Jealousy, Comparison and Hustle
“You should jump on this!”“It’s the only way.”“You’ll regret it if you don’t.”“This is how everyone else is doing it.”
This is the voice of the hustle. The relentless force that pushes, tempts and otherwise distracts us from our priorities and values. Regardless of whether it whispers doubt and fear, or forcefully and proudly shouts down from above, it is harder than ever to ignore.
Just last night it came after me with the lie that “what she is doing is better. You should do this thing like her. If you don’t take this chance then you’ll regret it later because it is the only option you have.” After 24 hours of feeling these jabs, I’d had it— and shouted, “enough!”
I’m typically not one to make decisions based on what everyone else is doing.

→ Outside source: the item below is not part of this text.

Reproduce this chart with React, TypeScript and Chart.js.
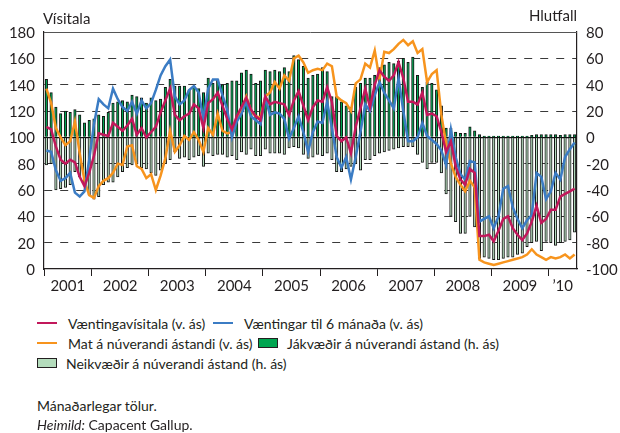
import React, { useEffect, useRef } from 'react';
import { Chart, registerables } from 'chart.js';

Chart.register(...registerables);

// Monthly categories: March 2001 – June 2010
const START_YEAR = 2001;
const START_MONTH = 3;
const MONTH_COUNT = 112;
const months: string[] = [];
for (let i = 0; i < MONTH_COUNT; i++) {
  const m = START_MONTH - 1 + i;
  const y = START_YEAR + Math.floor(m / 12);
  months.push(`${y}-${String((m % 12) + 1).padStart(2, '0')}`);
}

const yearLabels = ['2001', '2002', '2003', '2004', '2005', '2006', '2007', '2008', '2009', '\u201910'];
const yearLabelIndex = [5, 16, 28, 40, 52, 64, 76, 88, 100, 109];
const yearStartIndex = [0, 10, 22, 34, 46, 58, 70, 82, 94, 106];

// Væntingavísitala (left axis)
const vaentingavisitala = [
  108, 106, 93, 83, 80, 83, 81, 70, 63, 73,
  86, 103, 102, 101, 111, 108, 105, 109, 114, 102, 107, 100,
  104, 108, 119, 128, 137, 117, 113, 116, 118, 125, 122, 107,
  126, 129, 134, 124, 114, 106, 116, 123, 130, 121, 116, 113,
  131, 125, 127, 126, 125, 117, 128, 135, 124, 113, 123, 128,
  127, 138, 127, 101, 97, 100, 88, 108, 122, 137, 123, 140,
  151, 146, 143, 147, 157, 145, 127, 127, 125, 134, 117, 118,
  116, 104, 89, 97, 78, 68, 64, 76, 73, 25, 25, 26,
  21, 29, 38, 40, 31, 26, 22, 27, 36, 48, 35, 38,
  45, 45, 55, 57, 59, 61,
];

// Væntingar til 6 mánaða (left axis)
const vaentingar6 = [
  90, 89, 75, 67, 69, 73, 58, 55, 59, 83,
  110, 129, 125, 122, 137, 129, 123, 120, 127, 118, 128, 122,
  126, 136, 147, 154, 159, 131, 125, 128, 136, 139, 134, 114,
  137, 144, 144, 132, 121, 100, 112, 118, 127, 116, 113, 110,
  130, 117, 119, 118, 114, 99, 107, 116, 104, 89, 104, 112,
  111, 127, 107, 85, 77, 85, 68, 85, 104, 125, 120, 132,
  142, 134, 128, 122, 145, 120, 97, 97, 100, 111, 101, 98,
  95, 90, 79, 106, 85, 72, 68, 82, 81, 36, 38, 40,
  31, 40, 61, 63, 47, 38, 31, 37, 41, 73, 70, 53,
  59, 73, 68, 85, 91, 96,
];

// Mat á núverandi ástandi (left axis)
const matAstandi = [
  137, 126, 107, 100, 94, 97, 112, 88, 67, 56,
  54, 63, 67, 69, 73, 80, 79, 93, 94, 78, 76, 69,
  72, 60, 71, 84, 105, 89, 94, 101, 98, 104, 98, 89,
  107, 102, 118, 105, 103, 104, 114, 121, 131, 120, 116, 115,
  131, 134, 142, 137, 147, 143, 160, 162, 157, 149, 151, 152,
  151, 156, 154, 131, 128, 126, 120, 141, 144, 156, 153, 166,
  144, 165, 164, 167, 171, 174, 170, 173, 164, 167, 142, 148,
  151, 117, 95, 80, 70, 64, 59, 67, 62, 7, 5, 4,
  3, 4, 5, 6, 7, 8, 9, 11, 15, 11, 9, 7,
  9, 8, 9, 11, 8, 11,
];

// Jákvæðir á núverandi ástand (right axis)
const jakvaedir = [
  44, 34, 23, 18, 20, 19, 21, 17, 11, 13,
  14, 17, 16, 19, 26, 27, 28, 27, 32, 31, 30, 26,
  30, 28, 29, 38, 44, 39, 39, 39, 36, 38, 37, 34,
  45, 41, 44, 40, 41, 43, 43, 49, 51, 48, 41, 43,
  51, 50, 51, 50, 53, 50, 62, 59, 54, 45, 47, 48,
  53, 50, 31, 31, 27, 24, 23, 38, 41, 45, 45, 47,
  53, 55, 57, 56, 58, 60, 57, 61, 47, 38, 42, 41,
  36, 24, 7, 7, 4, 3, 3, 8, 5, 2, 1, 1,
  1, 1, 1, 1, 1, 1, 1, 1, 1.5, 2, 2, 2,
  2, 2, 1.5, 2, 2, 2,
];

// Neikvæðir á núverandi ástand (right axis)
const neikvaedir = [
  -21, -20, -40, -39, -38, -36, -26, -30, -36, -44,
  -47, -45, -36, -34, -34, -30, -26, -23, -21, -20, -23, -24,
  -27, -29, -25, -20, -17, -11, -16, -15, -17, -15, -14, -22,
  -12, -14, -13, -13, -15, -14, -17, -11, -13, -9, -14, -14,
  -9, -12, -12, -12, -13, -8, -7, -8, -13, -16, -15, -13,
  -14, -12, -17, -26, -26, -24, -22, -20, -25, -17, -17, -14,
  -12, -11, -10, -9, -8, -7, -7, -7, -13, -19, -24, -19,
  -19, -27, -43, -60, -64, -73, -73, -60, -68, -92, -91, -92,
  -93, -93, -92, -91, -91, -89, -88, -83, -80, -79, -86, -79,
  -80, -82, -80, -79, -78, -72,
];

const FONT = 'Lato, "Open Sans", sans-serif';
const TEXT = '#231f20';

const framePlugin = {
  id: 'topFrame',
  afterDatasetsDraw(chart: any) {
    const { ctx, chartArea } = chart;
    ctx.save();
    ctx.strokeStyle = '#555';
    ctx.lineWidth = 1;
    ctx.beginPath();
    ctx.moveTo(chartArea.left, chartArea.top + 0.5);
    ctx.lineTo(chartArea.right, chartArea.top + 0.5);
    ctx.stroke();
    ctx.restore();
  },
};

function ChartCanvas() {
  const ref = useRef<HTMLCanvasElement | null>(null);
  useEffect(() => {
    if (!ref.current) return;
    const chart = new Chart(ref.current, {
      type: 'bar',
      data: {
        labels: months,
        datasets: [
          {
            type: 'line',
            label: 'Væntingavísitala (v. ás)',
            data: vaentingavisitala,
            yAxisID: 'y',
            borderColor: '#c2185b',
            backgroundColor: '#c2185b',
            borderWidth: 2.5,
            pointRadius: 0,
            tension: 0,
            order: 1,
          },
          {
            type: 'line',
            label: 'Væntingar til 6 mánaða (v. ás)',
            data: vaentingar6,
            yAxisID: 'y',
            borderColor: '#3b7cc4',
            backgroundColor: '#3b7cc4',
            borderWidth: 2.5,
            pointRadius: 0,
            tension: 0,
            order: 1,
          },
          {
            type: 'line',
            label: 'Mat á núverandi ástandi (v. ás)',
            data: matAstandi,
            yAxisID: 'y',
            borderColor: '#f7941d',
            backgroundColor: '#f7941d',
            borderWidth: 2.5,
            pointRadius: 0,
            tension: 0,
            order: 1,
          },
          {
            type: 'bar',
            label: 'Jákvæðir á núverandi ástand (h. ás)',
            data: jakvaedir,
            yAxisID: 'y1',
            backgroundColor: '#00a651',
            borderColor: '#141414',
            borderWidth: 1,
            barThickness: 2.5,
            grouped: false,
            order: 2,
          } as any,
          {
            type: 'bar',
            label: 'Neikvæðir á núverandi ástand (h. ás)',
            data: neikvaedir,
            yAxisID: 'y1',
            backgroundColor: '#b4dcbc',
            borderColor: '#141414',
            borderWidth: 1,
            barThickness: 2.5,
            grouped: false,
            order: 2,
          } as any,
        ],
      },
      options: {
        animation: false,
        responsive: false,
        devicePixelRatio: 1,
        layout: { padding: { top: 32, left: 0, right: 0, bottom: 0 } },
        plugins: {
          legend: { display: false },
          tooltip: { enabled: false },
        },
        scales: {
          x: {
            type: 'category',
            offset: true,
            grid: {
              offset: true,
              drawOnChartArea: false,
              drawTicks: true,
              tickLength: 7,
              color: (ctx: any) =>
                ctx.index !== undefined && yearStartIndex.includes(ctx.index)
                  ? '#231f20'
                  : 'rgba(0,0,0,0)',
            },
            border: { display: true, color: '#231f20', width: 1.2 },
            ticks: {
              autoSkip: false,
              maxRotation: 0,
              minRotation: 0,
              padding: 1,
              labelOffset: -2.38,
              color: TEXT,
              font: { family: FONT, size: 15 },
              callback: (_v: any, idx: number) => {
                const k = yearLabelIndex.indexOf(idx);
                return k >= 0 ? yearLabels[k] : '';
              },
            },
            afterFit: (scale: any) => {
              scale.height = 31;
            },
          },
          y: {
            position: 'left',
            min: 0,
            max: 180,
            ticks: {
              stepSize: 20,
              padding: 9,
              labelOffset: 1,
              color: TEXT,
              font: { family: FONT, size: 15 },
            },
            grid: {
              drawTicks: false,
              color: (ctx: any) => {
                const v = ctx.tick ? ctx.tick.value : null;
                return v === 0 || v === 100 || v === 180 ? 'rgba(0,0,0,0)' : '#3a3a3a';
              },
              lineWidth: 1,
            },
            border: { display: true, color: '#231f20', width: 1.2, dash: [8, 8] },
            afterFit: (scale: any) => {
              scale.width = 44;
            },
          },
          y1: {
            position: 'right',
            min: -100,
            max: 80,
            ticks: {
              stepSize: 20,
              padding: 9,
              labelOffset: 1,
              color: TEXT,
              font: { family: FONT, size: 15 },
            },
            grid: {
              drawTicks: false,
              drawOnChartArea: true,
              color: (ctx: any) =>
                ctx.tick && ctx.tick.value === 0 ? '#111' : 'rgba(0,0,0,0)',
              lineWidth: 1.3,
            },
            border: { display: true, color: '#231f20', width: 1.2 },
            afterFit: (scale: any) => {
              scale.width = 43;
            },
          },
        },
      } as any,
      plugins: [framePlugin],
    });
    return () => chart.destroy();
  }, []);
  return <canvas ref={ref} width={620} height={300} style={{ display: 'block' }} />;
}

const lineMark = (color: string) => (
  <span style={{ display: 'inline-block', width: 20, height: 2.5, background: color, marginRight: 11 }} />
);
const boxMark = (color: string) => (
  <span
    style={{
      display: 'inline-block',
      width: 18,
      height: 8,
      background: color,
      border: '1px solid #231f20',
      marginRight: 9,
    }}
  />
);

const rowStyle = (top: number, left: number): React.CSSProperties => ({
  position: 'absolute',
  top: top - 10,
  left,
  height: 20,
  display: 'flex',
  alignItems: 'center',
  whiteSpace: 'nowrap',
  fontSize: 14,
  color: TEXT,
});

export default function App() {
  return (
    <div
      style={{
        position: 'fixed',
        left: 0,
        top: 0,
        width: 620,
        height: 433,
        background: '#fff',
        fontFamily: FONT,
        color: TEXT,
      }}
    >
      <div style={{ position: 'absolute', left: 0, top: 0, width: 620, height: 300 }}>
        <ChartCanvas />
      </div>
      <div style={{ position: 'absolute', left: 43, top: 11, fontSize: 15, lineHeight: '15px' }}>Vísitala</div>
      <div style={{ position: 'absolute', right: 43, top: 8, fontSize: 15, lineHeight: '15px' }}>Hlutfall</div>

      <div style={rowStyle(323, 37)}>
        {lineMark('#c2185b')}
        <span>Væntingavísitala (v. ás)</span>
      </div>
      <div style={rowStyle(323, 213)}>
        {lineMark('#3b7cc4')}
        <span>Væntingar til 6 mánaða (v. ás)</span>
      </div>
      <div style={rowStyle(343, 37)}>
        {lineMark('#f7941d')}
        <span>Mat á núverandi ástandi (v. ás)</span>
      </div>
      <div style={rowStyle(343, 258)}>
        {boxMark('#00a651')}
        <span>Jákvæðir á núverandi ástand (h. ás)</span>
      </div>
      <div style={rowStyle(363, 37)}>
        {boxMark('#b4dcbc')}
        <span>Neikvæðir á núverandi ástand (h. ás)</span>
      </div>

      <div style={rowStyle(405, 37)}>
        <span>Mánaðarlegar tölur.</span>
      </div>
      <div style={rowStyle(424, 37)}>
        <span>
          <i>Heimild:</i> Capacent Gallup.
        </span>
      </div>
    </div>
  );
}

I will never be defined as being a trendsetter, but I’m definitely a girl who loves a good deal. I love thrifting, hunting for a bargain, and feel accomplished when I come in under my weekly grocery budget.
So when a friend started gushing about an amazing opportunity, I asked Siri to start searching. It was indeed something to be excited about— a venture that I didn’t have to be married to indefinitely. Then came the catch— I’d have to sign up in the next 48 hours. So began the inner conflict since we had recently decided (with the holiday season practically starting tomorrow) to cut our spending.
It would definitely be “an investment”, but one that I felt would pay off in the end. I would have the chance to sharpen my skills and regularly connect with other speakers and writers. It could open up new doors and allow me to learn from women who are passionate about similar things, but with our revised budget I knew that this was an expense that I couldn’t justify, regardless of how great a deal it was.
The more I came up with reasons why I needed to make this happen, the heavier my heart grew. At first, I couldn’t even articulate why I felt so torn and ugly on the inside… and then the answer came: I was jealous that she had the means to do this, and I did not. While I wanted incredible opportunities for my friend, I also coveted them for myself. I didn’t want to be left out. What I kept hearing my mind whisper over and over was, “this is the only way.”
This is the only way to meet an agent and grow a new circle of influential and authentic relationships. This is the only way for my pathetic little goal of being a writer and speaker to get to the next level. This was the only way, and I was going to miss out if I didn’t sign up before the deadline closed in just two days!
It is mortifying to punch out the above paragraph. It’s humbling to admit, again, that I struggle with giving in the pressure of the hustle, that I selfishly want my dreams (keyword: my) to unfold in the manner I think is best— as well as the timing that I choose.
I apologized to my friend for letting jealousy take root in my heart. And then letting comparison and resentment move right on in on its heels. I told her I was genuinely excited for this new opportunity, and I meant it. I closed the door to wanting to pursue this for myself, and I instantly felt peace overwhelm me.
I know that the hustle will continue to stalk my joy and assault me with discontent; it will try desperately to engage me in comparison games. But I can’t let that happen to my heart. I am confident in the purpose that God has for me (even if I don’t have the whole picture right now). I trust that He is able to see further than I can, and knows the best course for me. I know that His plans are better and that my life is sweeter when I choose to follow His leading instead of blazing my own trail.
He’s asked me to obey. With the same level of commitment to the one enormous responsibility, as to the five smaller tasks that may seem mundane and trite. Whatever He’s asked, He wants my obedience. Not excuses about how my ideas are most certainly better, or questions and complaints about why my path can’t look like someone else’s. Simple obedience. Every day.